Locate the lines where "React" occurs and copy them as they stand.

----------

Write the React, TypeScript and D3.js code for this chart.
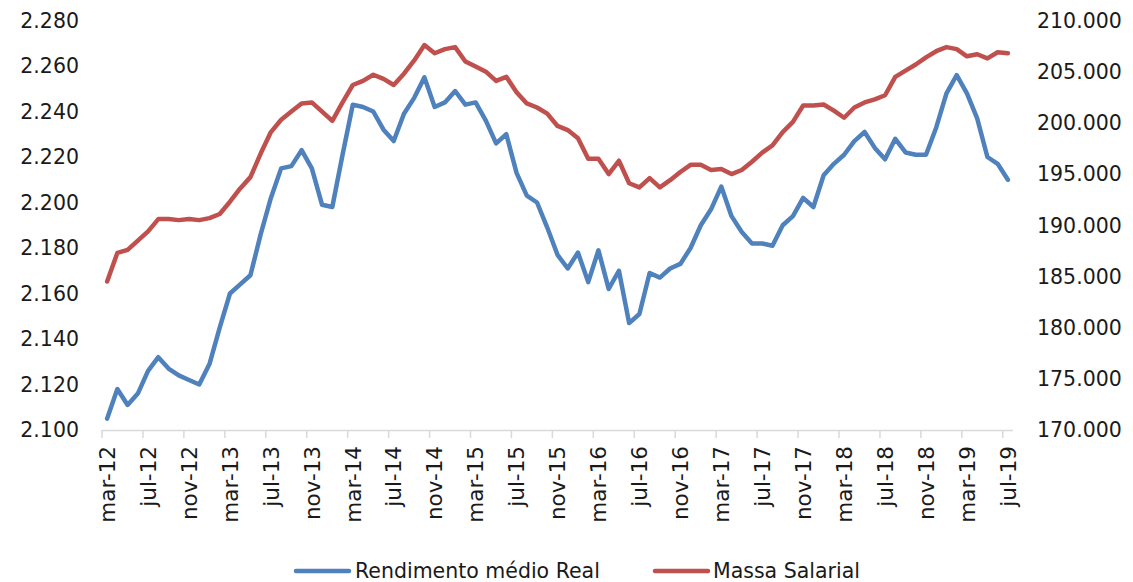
import React from 'react';
import * as d3 from 'd3';

// monthly series, mar-12 .. jul-19
const rendimento = [
  2105, 2118, 2111, 2116, 2126, 2132, 2127, 2124, 2122, 2120, 2129, 2145,
  2160, 2164, 2168, 2186, 2202, 2215, 2216, 2223, 2215, 2199, 2198, 2221,
  2243, 2242, 2240, 2232, 2227, 2239, 2246, 2255, 2242, 2244, 2249, 2243,
  2244, 2236, 2226, 2230, 2213, 2203, 2200, 2189, 2177, 2171, 2178, 2165,
  2179, 2162, 2170, 2147, 2151, 2169, 2167, 2171, 2173, 2180, 2190, 2197,
  2207, 2194, 2187, 2182, 2182, 2181, 2190, 2194, 2202, 2198, 2212, 2217,
  2221, 2227, 2231, 2224, 2219, 2228, 2222, 2221, 2221, 2233, 2248, 2256,
  2248, 2237, 2220, 2217, 2210,
];

const massa = [
  184500, 187300, 187600, 188500, 189400, 190600, 190600, 190500, 190600, 190500, 190700, 191100,
  192300, 193600, 194700, 197000, 199100, 200300, 201100, 201900, 202000, 201100, 200200, 202000,
  203700, 204100, 204700, 204300, 203700, 204800, 206100, 207600, 206800, 207200, 207400, 206000,
  205500, 205000, 204100, 204500, 203000, 201900, 201500, 200900, 199700, 199300, 198500, 196500,
  196500, 195000, 196300, 194100, 193700, 194600, 193700, 194400, 195200, 195900, 195900, 195400,
  195500, 195000, 195400, 196200, 197100, 197800, 199100, 200100, 201700, 201700, 201800, 201200,
  200500, 201500, 202000, 202300, 202700, 204500, 205100, 205700, 206400, 207000, 207400, 207200,
  206500, 206700, 206300, 206900, 206800,
];

const months = d3.timeMonth.range(new Date(2012, 2, 1), new Date(2019, 7, 1));

const tickLabels = [
  'mar-12', 'jul-12', 'nov-12', 'mar-13', 'jul-13', 'nov-13', 'mar-14', 'jul-14',
  'nov-14', 'mar-15', 'jul-15', 'nov-15', 'mar-16', 'jul-16', 'nov-16', 'mar-17',
  'jul-17', 'nov-17', 'mar-18', 'jul-18', 'nov-18', 'mar-19', 'jul-19',
];

const leftTicks = [2100, 2120, 2140, 2160, 2180, 2200, 2220, 2240, 2260, 2280];
const rightTicks = [170000, 175000, 180000, 185000, 190000, 195000, 200000, 205000, 210000];

const seriesNames = ['Rendimento médio Real', 'Massa Salarial'];
const colors = ['#4F81BD', '#C0504D'];

const W = 1133;
const H = 582;
const font = '"DejaVu Sans", sans-serif';

const br = d3.formatLocale({ decimal: ',', thousands: '.', grouping: [3], currency: ['R$', ''] });
const fmt = br.format(',.0f');

export default function App() {
  const x = d3.scaleBand<number>()
    .domain(months.map((_, i) => i))
    .range([102, 1013])
    .padding(0);
  const cx = (i: number) => (x(i) as number) + x.bandwidth() / 2;

  const yL = d3.scaleLinear().domain([2100, 2280]).range([430, 20.5]);
  const yR = d3.scaleLinear().domain([170000, 210000]).range([430, 20.5]);

  const lineL = d3.line<number>().x((_, i) => cx(i)).y(d => yL(d));
  const lineR = d3.line<number>().x((_, i) => cx(i)).y(d => yR(d));

  const tickIdx = months.map((_, i) => i).filter(i => i % 4 === 0);

  const legend = [
    { x0: 296, tx: 355 },
    { x0: 655, tx: 713 },
  ];

  return (
    <div style={{ position: 'fixed', left: 0, top: 0 }}>
      <svg width={W} height={H} style={{ display: 'block', background: '#fff' }} fontFamily={font}>
        {/* x axis */}
        <line x1={102} x2={1013} y1={430.5} y2={430.5} stroke="#D9D9D9" strokeWidth={1.5} />
        {tickIdx.map(i => (
          <line key={'t' + i} x1={x(i)} x2={x(i)} y1={430} y2={438} stroke="#D9D9D9" strokeWidth={1.5} />
        ))}
        {tickIdx.map((i, k) => (
          <text
            key={'l' + i}
            transform={`translate(${cx(i)},446) rotate(-90)`}
            textAnchor="end"
            dy="0.36em"
            fontSize={21.5}
            fill="#1a1a1a"
          >
            {tickLabels[k]}
          </text>
        ))}

        {/* left axis labels */}
        {leftTicks.map(t => (
          <text key={'yl' + t} x={79} y={yL(t)} dy="0.36em" textAnchor="end" fontSize={20.5} fill="#1a1a1a">
            {fmt(t)}
          </text>
        ))}
        {/* right axis labels */}
        {rightTicks.map(t => (
          <text key={'yr' + t} x={1037} y={yR(t)} dy="0.36em" textAnchor="start" fontSize={20.5} fill="#1a1a1a">
            {fmt(t)}
          </text>
        ))}

        {/* lines */}
        <path d={lineR(massa) || ''} fill="none" stroke={colors[1]} strokeWidth={4.5} strokeLinejoin="round" strokeLinecap="round" />
        <path d={lineL(rendimento) || ''} fill="none" stroke={colors[0]} strokeWidth={4.5} strokeLinejoin="round" strokeLinecap="round" />

        {/* legend */}
        {legend.map((l, k) => (
          <g key={'lg' + k}>
            <line x1={l.x0} x2={l.x0 + 53} y1={571} y2={571} stroke={colors[k]} strokeWidth={4.5} strokeLinecap="round" />
            <text x={l.tx} y={578} fontSize={20.5} fill="#1a1a1a">{seriesNames[k]}</text>
          </g>
        ))}
      </svg>
    </div>
  );
}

----------

**ANSWER TO THE PROBLEM:**
Write the React, TypeScript and D3.js code for this chart.
import React from 'react';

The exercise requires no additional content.